REQUIRED TASK: Include the line containing "0.089, 0.161, 0.146];" and all lines before it, repeated exactly from the listing below, without pictures.

* Begin *

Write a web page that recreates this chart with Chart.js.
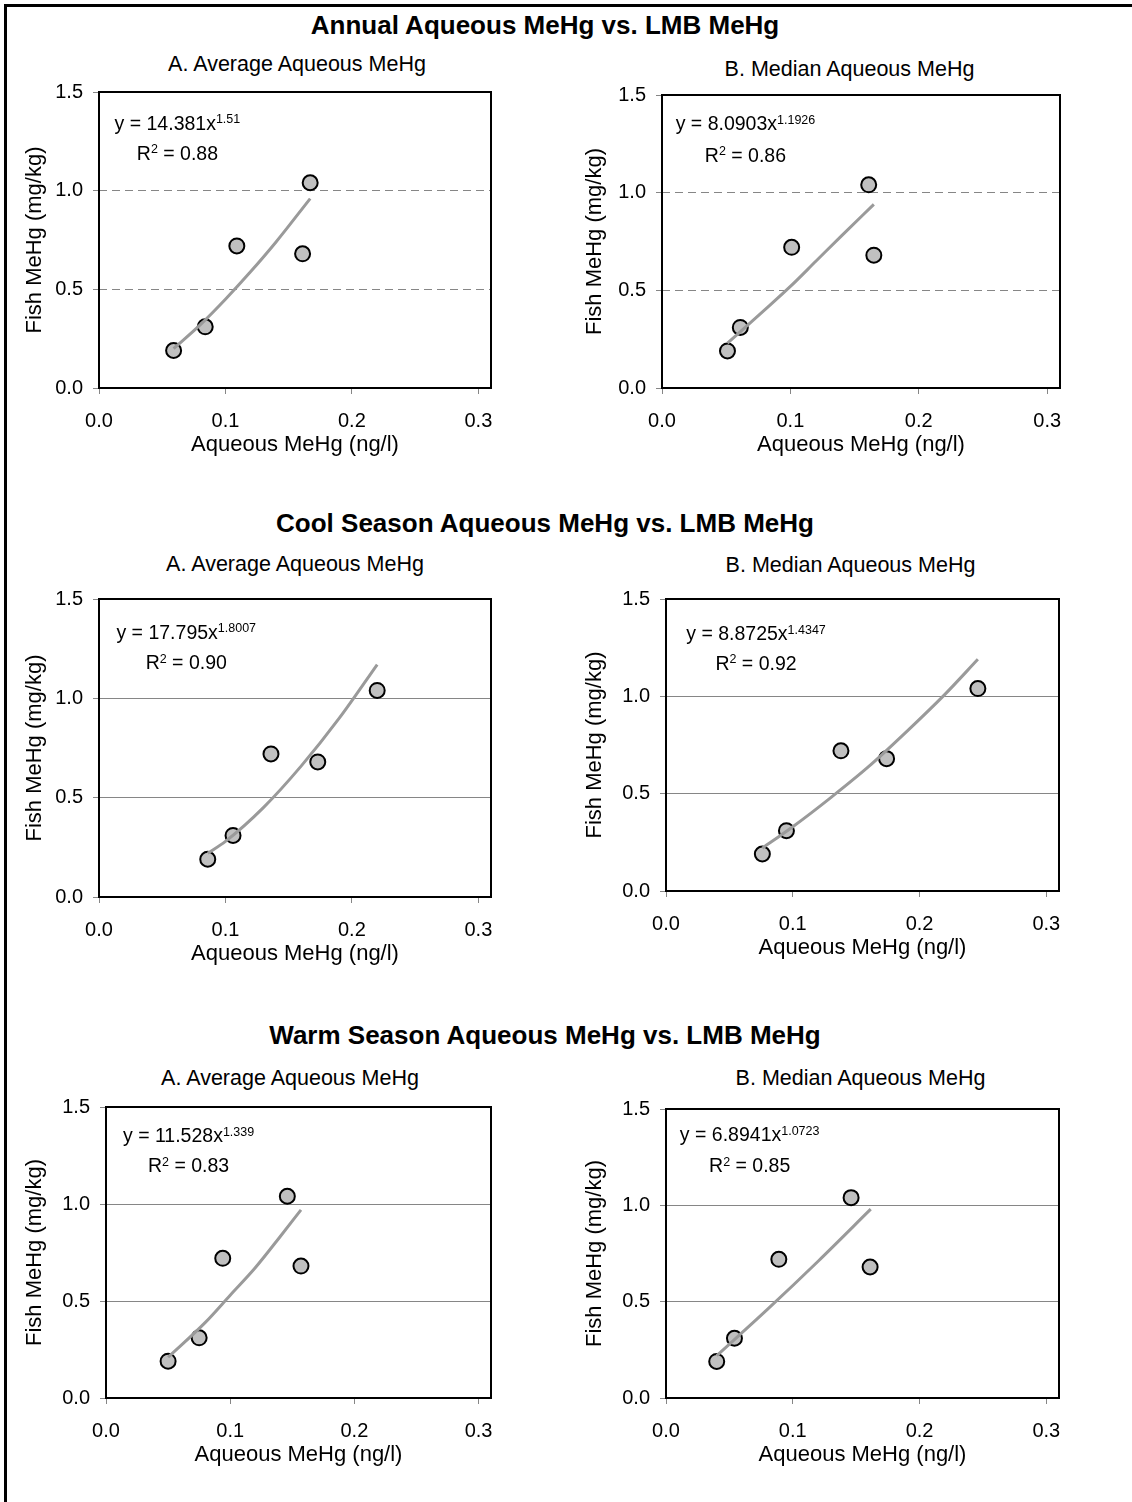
<!DOCTYPE html>
<html lang="en">
<head>
<meta charset="UTF-8">
<title>Aqueous MeHg vs. LMB MeHg</title>
<script src="https://cdn.jsdelivr.net/npm/chart.js@4.4.0/dist/chart.umd.min.js"></script>
<style>
  body { margin: 0; background: #fff; font-family: "Liberation Sans", Arial, sans-serif; color: #000; }
  #page { position: relative; width: 1132px; height: 1502px; overflow: hidden; background: #fff; }
  .frame { position: absolute; left: 4px; top: 4px; width: 1200px; height: 1600px; border-left: 3px solid #000; border-top: 3px solid #000; }
  .section { position: absolute; left: 0; width: 1090px; text-align: center; font-weight: bold; font-size: 26px; line-height: 30px; white-space: nowrap; }
  .sub { position: absolute; width: 400px; text-align: center; font-size: 21.5px; line-height: 24px; white-space: nowrap; }
  canvas { position: absolute; }
</style>
</head>
<body>
<div id="page">
  <div class="frame"></div>
</div>

<script>
// ---- data ----
const sectionTitles = [
  'Annual Aqueous MeHg vs. LMB MeHg',
  'Cool Season Aqueous MeHg vs. LMB MeHg',
  'Warm Season Aqueous MeHg vs. LMB MeHg'
];
const panelTitles = ['A. Average Aqueous MeHg', 'B. Median Aqueous MeHg'];
const xLabel = 'Aqueous MeHg (ng/l)';
const yLabel = 'Fish MeHg (mg/kg)';
const xTicks = [0, 0.1, 0.2, 0.3];
const yTicks = [0, 0.5, 1.0, 1.5];

// LMB MeHg at the five sites (same in every panel)
const fishMeHg = [0.19, 0.31, 0.72, 0.68, 1.04];

// aqueous MeHg at the same five sites
const annualAvg    = [0.059, 0.084, 0.109, 0.161, 0.167];
const annualMedian = [0.051, 0.061, 0.101, 0.165, 0.161];
const coolAvg      = [0.086, 0.106, 0.136, 0.173, 0.220];
const coolMedian   = [0.076, 0.095, 0.138, 0.174, 0.246];
const warmAvg      = [0.050, 0.075, 0.094, 0.157, 0.146];
const warmMedian   = [0.040, 0.054, 0.089, 0.161, 0.146];

// power trend lines
const annualAvgFitX    = [0.059, 0.08, 0.10, 0.12, 0.14, 0.167];
const annualAvgFitY    = [0.20, 0.32, 0.45, 0.59, 0.74, 0.96];
const annualMedianFitX = [0.051, 0.08, 0.10, 0.12, 0.14, 0.165];
const annualMedianFitY = [0.23, 0.40, 0.52, 0.65, 0.78, 0.94];
const coolAvgFitX      = [0.086, 0.10, 0.13, 0.16, 0.19, 0.220];
const coolAvgFitY      = [0.22, 0.28, 0.45, 0.66, 0.90, 1.17];
const coolMedianFitX   = [0.076, 0.10, 0.13, 0.16, 0.19, 0.22, 0.246];
const coolMedianFitY   = [0.22, 0.33, 0.48, 0.64, 0.82, 1.01, 1.19];
const warmAvgFitX      = [0.050, 0.08, 0.10, 0.12, 0.14, 0.157];
const warmAvgFitY      = [0.21, 0.39, 0.53, 0.67, 0.83, 0.97];
const warmMedianFitX   = [0.040, 0.08, 0.12, 0.1615];
const warmMedianFitY   = [0.22, 0.46, 0.71, 0.98];

const fitCoef = ['14.381', '8.0903', '17.795', '8.8725', '11.528', '6.8941'];
const fitExp  = ['1.51', '1.1926', '1.8007', '1.4347', '1.339', '1.0723'];
const fitR2   = ['0.88', '0.86', '0.90', '0.92', '0.83', '0.85'];

// ---- layout ----
const FONT = '"Liberation Sans", Arial, sans-serif';
Chart.defaults.font.family = FONT;
Chart.defaults.color = '#000';

const sectionTops = [10, 508, 1020];
// chart area [left, top, right, bottom], subtitle centre/middle, label anchor (data units)
const panels = [
  { aq: annualAvg,    fx: annualAvgFitX,    fy: annualAvgFitY,    area: [99, 90, 491, 388],    sub: [297, 64],     lab: [0.062, 1.336, 1.185] },
  { aq: annualMedian, fx: annualMedianFitX, fy: annualMedianFitY, area: [662, 93, 1060, 388],  sub: [849.5, 69],   lab: [0.065, 1.347, 1.187] },
  { aq: coolAvg,      fx: coolAvgFitX,      fy: coolAvgFitY,      area: [99, 597, 491, 897],   sub: [295, 563.5],  lab: [0.069, 1.327, 1.173] },
  { aq: coolMedian,   fx: coolMedianFitX,   fy: coolMedianFitY,   area: [666, 597, 1059, 891], sub: [850.5, 565],  lab: [0.071, 1.317, 1.164] },
  { aq: warmAvg,      fx: warmAvgFitX,      fy: warmAvgFitY,      area: [106, 1105, 491, 1398], sub: [290, 1077.5], lab: [0.0665, 1.347, 1.191] },
  { aq: warmMedian,   fx: warmMedianFitX,   fy: warmMedianFitY,   area: [666, 1107, 1059, 1398], sub: [860.5, 1078], lab: [0.066, 1.36, 1.20] }
];

const page = document.getElementById('page');

sectionTitles.forEach((t, i) => {
  const d = document.createElement('div');
  d.className = 'section';
  d.style.top = sectionTops[i] + 'px';
  d.textContent = t;
  page.appendChild(d);
});

// draws text pieces centred on cx, superscripts raised
function drawRun(ctx, cx, cy, parts) {
  const big = '19.5px ' + FONT;
  const small = '12.5px ' + FONT;
  ctx.save();
  ctx.fillStyle = '#000';
  ctx.textBaseline = 'middle';
  ctx.textAlign = 'left';
  const widths = parts.map(([t, sup]) => { ctx.font = sup ? small : big; return ctx.measureText(t).width; });
  let x = cx - widths.reduce((s, w) => s + w, 0) / 2;
  parts.forEach(([t, sup], i) => {
    ctx.font = sup ? small : big;
    ctx.fillText(t, x, sup ? cy - 4.5 : cy);
    x += widths[i];
  });
  ctx.restore();
}

// plot frame + regression label
const fitLabel = {
  id: 'fitLabel',
  beforeDatasetsDraw(chart) {
    const { ctx, chartArea: a } = chart;
    ctx.save();
    ctx.strokeStyle = '#000';
    ctx.lineWidth = 2;
    ctx.strokeRect(a.left, a.top, a.right - a.left, a.bottom - a.top);
    ctx.restore();
  },
  afterDatasetsDraw(chart, args, o) {
    const { ctx, scales } = chart;
    const cx = scales.x.getPixelForValue(o.x);
    drawRun(ctx, cx, scales.y.getPixelForValue(o.eqY), [['y = ' + o.coef + 'x', false], [o.exp, true]]);
    drawRun(ctx, cx, scales.y.getPixelForValue(o.r2Y), [['R', false], ['2', true], [' = ' + o.r2, false]]);
  }
};

panels.forEach((p, i) => {
  const col = i % 2;
  const row = Math.floor(i / 2);
  const [L, T, R, B] = p.area;
  const cl = col ? 560 : 0;
  const ct = T - 20;
  const w = R + 20 - cl;
  const h = B + 70 - ct;

  const sub = document.createElement('div');
  sub.className = 'sub';
  sub.style.left = (p.sub[0] - 200) + 'px';
  sub.style.top = (p.sub[1] - 12) + 'px';
  sub.textContent = panelTitles[col];
  page.appendChild(sub);

  const canvas = document.createElement('canvas');
  canvas.width = w;
  canvas.height = h;
  canvas.style.left = cl + 'px';
  canvas.style.top = ct + 'px';
  canvas.style.width = w + 'px';
  canvas.style.height = h + 'px';
  page.appendChild(canvas);

  const gridCol = '#868686';
  new Chart(canvas.getContext('2d'), {
    type: 'scatter',
    data: {
      datasets: [
        {
          label: 'Power fit',
          data: p.fx.map((x, k) => ({ x: x, y: p.fy[k] })),
          showLine: true,
          borderColor: '#9a9a9a',
          borderWidth: 3,
          pointRadius: 0,
          cubicInterpolationMode: 'monotone',
          order: 0
        },
        {
          label: 'Sites',
          data: p.aq.map((x, k) => ({ x: x, y: fishMeHg[k] })),
          backgroundColor: '#c0c0c0',
          borderColor: '#000',
          borderWidth: 2,
          pointRadius: 7.5,
          order: 1
        }
      ]
    },
    options: {
      responsive: false,
      animation: false,
      devicePixelRatio: 1,
      layout: { padding: { left: 22, right: 20, top: 20, bottom: 0 } },
      plugins: {
        legend: { display: false },
        tooltip: { enabled: false },
        fitLabel: { x: p.lab[0], eqY: p.lab[1], r2Y: p.lab[2], coef: fitCoef[i], exp: fitExp[i], r2: fitR2[i] }
      },
      scales: {
        x: {
          type: 'linear',
          min: 0,
          max: 0.31,
          afterBuildTicks: s => { s.ticks = xTicks.map(v => ({ value: v })); },
          afterFit: s => { s.height = 70; },
          ticks: { padding: 15, maxRotation: 0, autoSkip: false, font: { size: 20 }, callback: v => v.toFixed(1) },
          grid: { drawOnChartArea: false, drawTicks: true, tickLength: 6, tickColor: gridCol },
          border: { display: false },
          title: { display: true, text: xLabel, font: { size: 22 }, padding: 0 }
        },
        y: {
          min: 0,
          max: 1.5,
          afterBuildTicks: s => { s.ticks = yTicks.map(v => ({ value: v })); },
          afterFit: s => { s.width = L - cl - 22; },
          ticks: { padding: 10, autoSkip: false, font: { size: 20 }, callback: v => v.toFixed(1) },
          grid: {
            color: c => (c.tick && (c.tick.value === 0 || c.tick.value === 1.5)) ? 'rgba(0,0,0,0)' : gridCol,
            lineWidth: 1,
            drawTicks: true,
            tickLength: 6,
            tickColor: gridCol
          },
          border: { display: false, dash: row === 0 ? [8, 5] : [] },
          title: { display: true, text: yLabel, font: { size: 22 }, padding: 0 }
        }
      }
    },
    plugins: [fitLabel]
  });
});
</script>
</body>
</html>
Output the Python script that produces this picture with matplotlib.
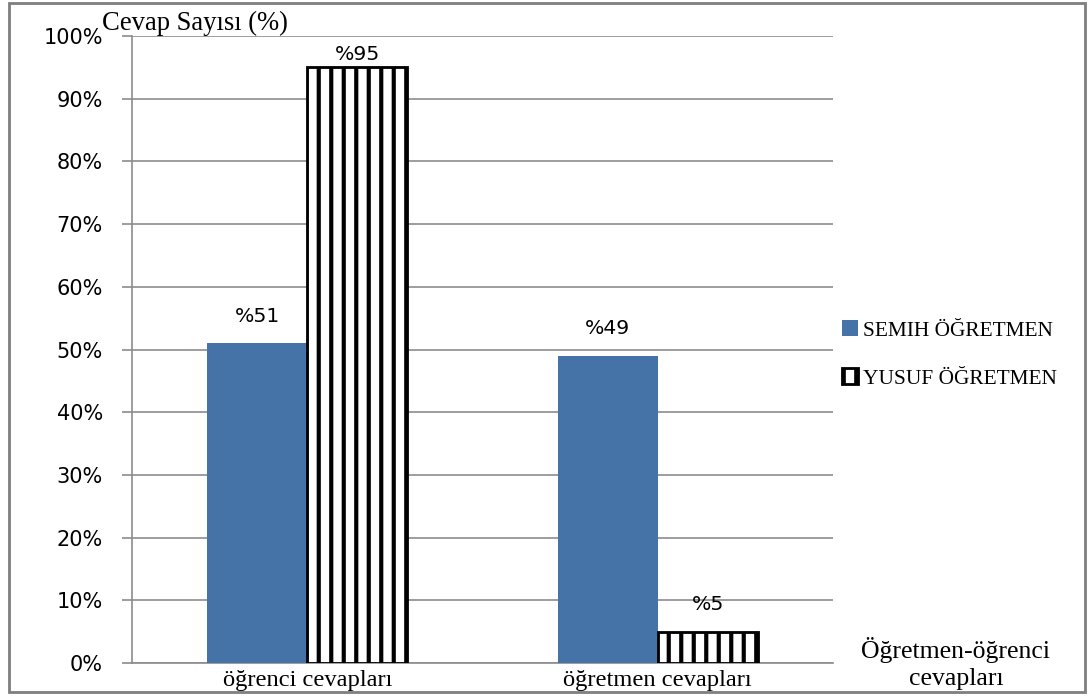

* End *

SOLUTION TO THIS TASK:
Write a web page that recreates this chart with Chart.js.
<!DOCTYPE html>
<html lang="en">
<head>
<meta charset="UTF-8">
<title>Aqueous MeHg vs. LMB MeHg</title>
<script src="https://cdn.jsdelivr.net/npm/chart.js@4.4.0/dist/chart.umd.min.js"></script>
<style>
  body { margin: 0; background: #fff; font-family: "Liberation Sans", Arial, sans-serif; color: #000; }
  #page { position: relative; width: 1132px; height: 1502px; overflow: hidden; background: #fff; }
  .frame { position: absolute; left: 4px; top: 4px; width: 1200px; height: 1600px; border-left: 3px solid #000; border-top: 3px solid #000; }
  .section { position: absolute; left: 0; width: 1090px; text-align: center; font-weight: bold; font-size: 26px; line-height: 30px; white-space: nowrap; }
  .sub { position: absolute; width: 400px; text-align: center; font-size: 21.5px; line-height: 24px; white-space: nowrap; }
  canvas { position: absolute; }
</style>
</head>
<body>
<div id="page">
  <div class="frame"></div>
</div>

<script>
// ---- data ----
const sectionTitles = [
  'Annual Aqueous MeHg vs. LMB MeHg',
  'Cool Season Aqueous MeHg vs. LMB MeHg',
  'Warm Season Aqueous MeHg vs. LMB MeHg'
];
const panelTitles = ['A. Average Aqueous MeHg', 'B. Median Aqueous MeHg'];
const xLabel = 'Aqueous MeHg (ng/l)';
const yLabel = 'Fish MeHg (mg/kg)';
const xTicks = [0, 0.1, 0.2, 0.3];
const yTicks = [0, 0.5, 1.0, 1.5];

// LMB MeHg at the five sites (same in every panel)
const fishMeHg = [0.19, 0.31, 0.72, 0.68, 1.04];

// aqueous MeHg at the same five sites
const annualAvg    = [0.059, 0.084, 0.109, 0.161, 0.167];
const annualMedian = [0.051, 0.061, 0.101, 0.165, 0.161];
const coolAvg      = [0.086, 0.106, 0.136, 0.173, 0.220];
const coolMedian   = [0.076, 0.095, 0.138, 0.174, 0.246];
const warmAvg      = [0.050, 0.075, 0.094, 0.157, 0.146];
const warmMedian   = [0.040, 0.054, 0.089, 0.161, 0.146];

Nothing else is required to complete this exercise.